附加模板 arguments 用于模板 class 中的朋友声明？

Question

In order for some global function

template<typename T, int count>
void func (const Obj<T>& obj) {
    for (int i = 0; i < count; i++)
        std::cout << obj.value << std::endl;
}

to be able to access to the private field value of some templated class

template<typename T>
class Obj {
    public:
        Obj (T value);
    private:
        T value;
};

template<typename T>
Obj<T>::Obj (T value) : value(value) {}

we need to declare func<T, count> a friend of Obj<T> . But func<T, count> has to be declared before we can make it a friend of Obj<T> , and for this we need to forward-declare Obj<T> . The resulting code looks like this

// Forward declarations
template<typename T>
class Obj;

template<typename T, int count>
void func (const Obj<T>& obj);

// Obj<T>
template<typename T>
class Obj {
    public:
        Obj (T value);

        template<int count>
        friend void func<T, count> (const Obj<T>& obj);
    private:
        T value;
};

template<typename T>
Obj<T>::Obj (T value) : value(value) {} // <-- ERROR

// func<T>
template<typename T, int count>
void func (const Obj<T>& obj) {
    for (int i = 0; i < count; i++)
        std::cout << obj.value << std::endl;
}

But this makes gcc complain about the "invalid use of template-id 'func' in declaration of primary template", so how do I actually declare func<T, count> a friend of Obj<T> for every count ? According to this answer I just need to replace the friend declaration with this

template<typename T1, int count>
friend void func (const Obj<T1>& obj);

As far as I know this would make func<T1, count> a friend of Obj<T> regardless of whether T1 and T match, which is absurd. Is it possible to declare func<T, count> a friend of Obj<T> and no other Obj<T1> ? (preferably in a way that keeps the definition of func<T, count> outside the definition of Obj<T> )
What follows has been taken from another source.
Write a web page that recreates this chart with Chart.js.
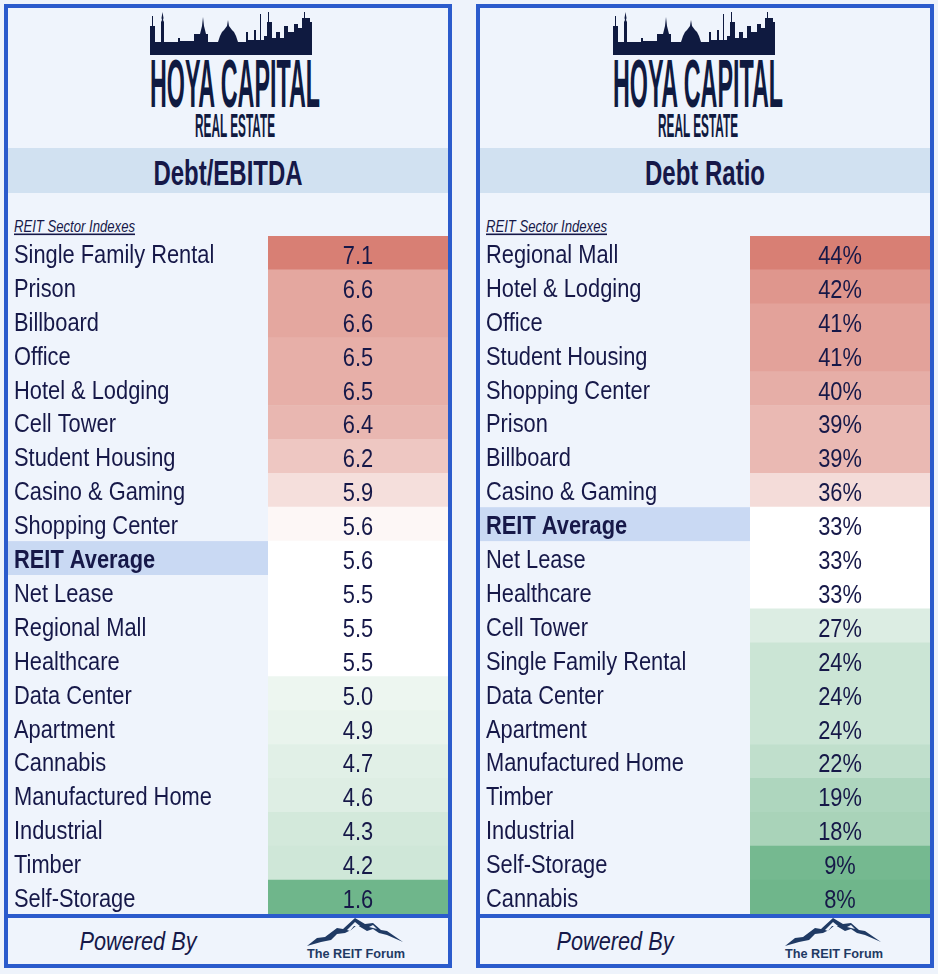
<!DOCTYPE html>
<html>
<head>
<meta charset="utf-8">
<script src="https://cdn.jsdelivr.net/npm/chart.js@4.4.1/dist/chart.umd.min.js"></script>
<style>
  body { margin: 0; width: 938px; height: 974px; background: #eef3fb; position: relative; overflow: hidden; }
  .panel { position: absolute; top: 4px; height: 964px; box-sizing: border-box; border: 4px solid #2b5bcc; background: #eff4fc; }
  #p1 { left: 4px; width: 448px; }
  #p2 { left: 476px; width: 458px; }
  .head { position: absolute; left: 0; top: 0; }
  .rows { position: absolute; left: 0; top: 228px; }
  .foot { position: absolute; left: 0; top: 906px; border-top: 4px solid #2b5bcc; }
  svg text { font-family: "Liberation Sans", Arial, sans-serif; }
</style>
</head>
<body>

<div class="panel" id="p1">
  <svg class="head" id="h1" width="440" height="228"></svg>
  <canvas class="rows" id="debtChart" width="440" height="678"></canvas>
  <svg class="foot" id="f1" width="440" height="46"></svg>
</div>
<div class="panel" id="p2">
  <svg class="head" id="h2" width="450" height="228"></svg>
  <canvas class="rows" id="ratioChart" width="450" height="678"></canvas>
  <svg class="foot" id="f2" width="450" height="46"></svg>
</div>

<script>
const debtLabels = ["Single Family Rental", "Prison", "Billboard", "Office", "Hotel & Lodging",
  "Cell Tower", "Student Housing", "Casino & Gaming", "Shopping Center", "REIT Average",
  "Net Lease", "Regional Mall", "Healthcare", "Data Center", "Apartment", "Cannabis",
  "Manufactured Home", "Industrial", "Timber", "Self-Storage"];
const debtValues = [7.1, 6.6, 6.6, 6.5, 6.5, 6.4, 6.2, 5.9, 5.6, 5.6,
  5.5, 5.5, 5.5, 5.0, 4.9, 4.7, 4.6, 4.3, 4.2, 1.6];

const ratioLabels = ["Regional Mall", "Hotel & Lodging", "Office", "Student Housing",
  "Shopping Center", "Prison", "Billboard", "Casino & Gaming", "REIT Average", "Net Lease",
  "Healthcare", "Cell Tower", "Single Family Rental", "Data Center", "Apartment",
  "Manufactured Home", "Timber", "Industrial", "Self-Storage", "Cannabis"];
const ratioValues = [44, 42, 41, 41, 40, 39, 39, 36, 33, 33,
  33, 27, 24, 24, 24, 22, 19, 18, 9, 8];

const navy = "#161848";
const SVGNS = "http://www.w3.org/2000/svg";
const squeeze = 0.84; // the sheet's font is narrower than Liberation Sans

// 3-colour scale like the spreadsheet: green (low) - white (median) - red (high)
function scaleColor(v, lo, mid, hi) {
  const white = [255, 255, 255], red = [216, 127, 116], green = [111, 182, 139];
  let t, c;
  if (v >= mid) { t = hi === mid ? 0 : (v - mid) / (hi - mid); c = red; }
  else { t = (mid - v) / (mid - lo); c = green; }
  const m = white.map((w, k) => Math.round(w + (c[k] - w) * t));
  return `rgb(${m[0]},${m[1]},${m[2]})`;
}

function narrowText(ctx, text, x, y, font, align) {
  ctx.save();
  ctx.translate(x, y);
  ctx.scale(squeeze, 1);
  ctx.font = font;
  ctx.textAlign = align;
  ctx.textBaseline = "alphabetic";
  ctx.fillStyle = navy;
  ctx.fillText(text, 0, 0);
  ctx.restore();
}

const cellPlugin = {
  id: "cells",
  beforeDraw(chart) {
    const { ctx, chartArea, scales: { y } } = chart;
    const i = chart.data.labels.indexOf("REIT Average");
    if (i < 0) return;
    const h = (chartArea.bottom - chartArea.top) / chart.data.labels.length;
    const yc = y.getPixelForValue(i);
    ctx.save();
    ctx.fillStyle = "#c9d9f3";
    ctx.fillRect(0, yc - h / 2, chartArea.left, h);
    ctx.restore();
  },
  afterDatasetsDraw(chart) {
    const { ctx, scales: { y } } = chart;
    const ds = chart.data.datasets[0];
    chart.data.labels.forEach((lab, i) => {
      const bold = lab === "REIT Average" ? "bold " : "";
      narrowText(ctx, lab, 6, y.getPixelForValue(i) + 10, bold + '26px "Liberation Sans"', "left");
    });
    chart.getDatasetMeta(0).data.forEach((bar, i) => {
      narrowText(ctx, ds.valueText[i], (bar.x + bar.base) / 2, bar.y + 11, '26px "Liberation Sans"', "center");
    });
  }
};

function makeTable(id, labels, values, fmt, labelWidth) {
  const sectors = values.filter((v, i) => labels[i] !== "REIT Average");
  const sorted = sectors.slice().sort((a, b) => a - b);
  const lo = sorted[0], hi = sorted[sorted.length - 1];
  const mid = sorted[Math.floor(sorted.length / 2)];
  const colors = values.map((v, i) =>
    labels[i] === "REIT Average" ? "#ffffff" : scaleColor(v, lo, mid, hi));

  return new Chart(document.getElementById(id), {
    type: "bar",
    data: {
      labels,
      datasets: [{
        // every cell spans the whole value column; the value shows as colour + text
        data: values.map(() => 1),
        valueText: values.map(fmt),
        backgroundColor: colors,
        borderWidth: 0,
        barPercentage: 1,
        categoryPercentage: 1
      }]
    },
    options: {
      indexAxis: "y",
      responsive: false,
      animation: false,
      events: [],
      layout: { padding: 0 },
      plugins: { legend: { display: false }, tooltip: { enabled: false } },
      scales: {
        x: { display: false, min: 0, max: 1 },
        y: {
          grid: { display: false },
          border: { display: false },
          ticks: { display: false },
          afterFit(scale) {
            scale.width = labelWidth;
            scale.paddingTop = 0;
            scale.paddingBottom = 0;
          }
        }
      }
    },
    plugins: [cellPlugin]
  });
}

makeTable("debtChart", debtLabels, debtValues, v => v.toFixed(1), 260);
makeTable("ratioChart", ratioLabels, ratioValues, v => v + "%", 270);

// ---- header / footer decorations ----
function el(parent, tag, attrs, text) {
  const e = document.createElementNS(SVGNS, tag);
  for (const k in attrs) e.setAttribute(k, attrs[k]);
  if (text) e.textContent = text;
  parent.appendChild(e);
  return e;
}

const skyline = "M0,43 L0,14 L2,14 L2,4 L3,4 L3,14 L5,14 L5,30 L11,30 L11,10 L12,8 L11.5,6 L12.5,0 " +
  "L13.5,6 L13,8 L14,10 L14,30 L28,30 L28,26 L30,26 L30,29 L44,29 L44,22 L50,22 L52,14 L53,5 L54,14 " +
  "L56,22 L58,22 L58,30 L68,30 L70,24 L72,20 L74,18 L77,14 L78,8 L79,14 L82,18 L84,20 L86,24 L88,30 " +
  "L96,30 L96,20 L98,20 L98,28 L104,28 L104,18 L106,18 L106,28 L110,28 L110,2 L111,2 L111,28 L114,28 " +
  "L114,24 L117,24 L117,10 L118,10 L118,0 L119,0 L119,10 L122,10 L122,26 L126,26 L126,20 L130,20 " +
  "L130,26 L134,26 L134,14 L138,14 L138,20 L144,20 L144,12 L148,12 L148,16 L152,16 L152,6 L154,6 " +
  "L154,0 L155,0 L155,6 L160,6 L160,10 L162,10 L162,43 Z";

function drawHeader(id, w, logoX, title, titleX, titleW) {
  const s = document.getElementById(id);
  el(s, "path", { d: skyline, fill: "#0f1a40", transform: `translate(${logoX},4)` });
  el(s, "text", { x: logoX, y: 99, "font-size": 68, "font-weight": "bold", fill: "#0f1a40",
    textLength: 170, lengthAdjust: "spacingAndGlyphs" }, "HOYA CAPITAL");
  el(s, "text", { x: logoX + 45, y: 129, "font-size": 34, "font-weight": "bold", fill: "#0f1a40",
    textLength: 80, lengthAdjust: "spacingAndGlyphs" }, "REAL ESTATE");
  el(s, "rect", { x: 0, y: 140, width: w, height: 45, fill: "#d1e1f1" });
  el(s, "text", { x: titleX, y: 177, "font-size": 35, "font-weight": "bold", fill: navy,
    "text-anchor": "middle", textLength: titleW, lengthAdjust: "spacingAndGlyphs" }, title);
  el(s, "text", { x: 6, y: 224, "font-size": 16, "font-style": "italic", fill: navy,
    textLength: 121, lengthAdjust: "spacingAndGlyphs" }, "REIT Sector Indexes");
  el(s, "rect", { x: 6, y: 225.5, width: 121, height: 1.6, fill: navy });
}

function drawFooter(id, poweredX, logoX) {
  const s = document.getElementById(id);
  el(s, "text", { x: poweredX, y: 32, "font-size": 25, "font-style": "italic", fill: navy,
    "text-anchor": "middle", textLength: 117, lengthAdjust: "spacingAndGlyphs" }, "Powered By");
  el(s, "path", { fill: "#1f3a64", transform: `translate(${logoX},0)`,
    d: "M0,28 L10,20 L18,19 L30,10 L36,11 L48,0 L58,6 L66,5 L74,12 L80,13 L96,24 L80,17 L72,15 L66,11 " +
       "L60,13 L50,7 L44,12 L38,15 L30,16 L24,22 L14,24 Z" });
  el(s, "path", { fill: "#eff4fc", transform: `translate(${logoX},0)`,
    d: "M40,12 L48,4 L53,8 L47,8 L43,13 Z M62,9 L66,7 L70,11 L66,10 Z" });
  el(s, "text", { x: logoX + 49, y: 40, "font-size": 13.5, "font-weight": "bold", fill: "#1f3a64",
    "text-anchor": "middle", textLength: 98, lengthAdjust: "spacingAndGlyphs" }, "The REIT Forum");
}

drawHeader("h1", 440, 142, "Debt/EBITDA", 220, 149);
drawHeader("h2", 450, 133, "Debt Ratio", 225, 120);
drawFooter("f1", 130, 299);
drawFooter("f2", 135, 305);
</script>
</body>
</html>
(I know I could just make count a real parameter, but the example above is just a simplification of my real code. In reality I'm trying to overload std::basic_ostream<CharT, Traits>& operator<< (std::basic_ostream<CharT, Traits>& stream, const Obj<T>& obj) for some class Obj<T> in a way that allows operator<< to access private fields of Obj<T> .)

Answer 1

The friend declaration must match any possible forward declaration, and of course the definition, including template arguments.

That means you need eg

template<typename U, int count>
friend void func(const Obj<U>& obj);

It doesn't matter if the class template argument T and the function template argument U are different, as the calls will be made to the correct function anyway.

Example:

Obj<int> int_obj;
Obj<float> float_obj;

func<X>(int_obj);  // Will call void func<int, X>(int_obj)
func<X>(float_obj);  // Will call void func<float, X>(float_obj)

---

As an alternative, you can define the function inline in the class definition, and then you don't need to provide the T or U template arguments:

template<int count>
friend void func(const Obj<T>& obj)
{
    // Implementation...
}

And in neither case you should really have a forward declaration of func (as mentioned in my comment).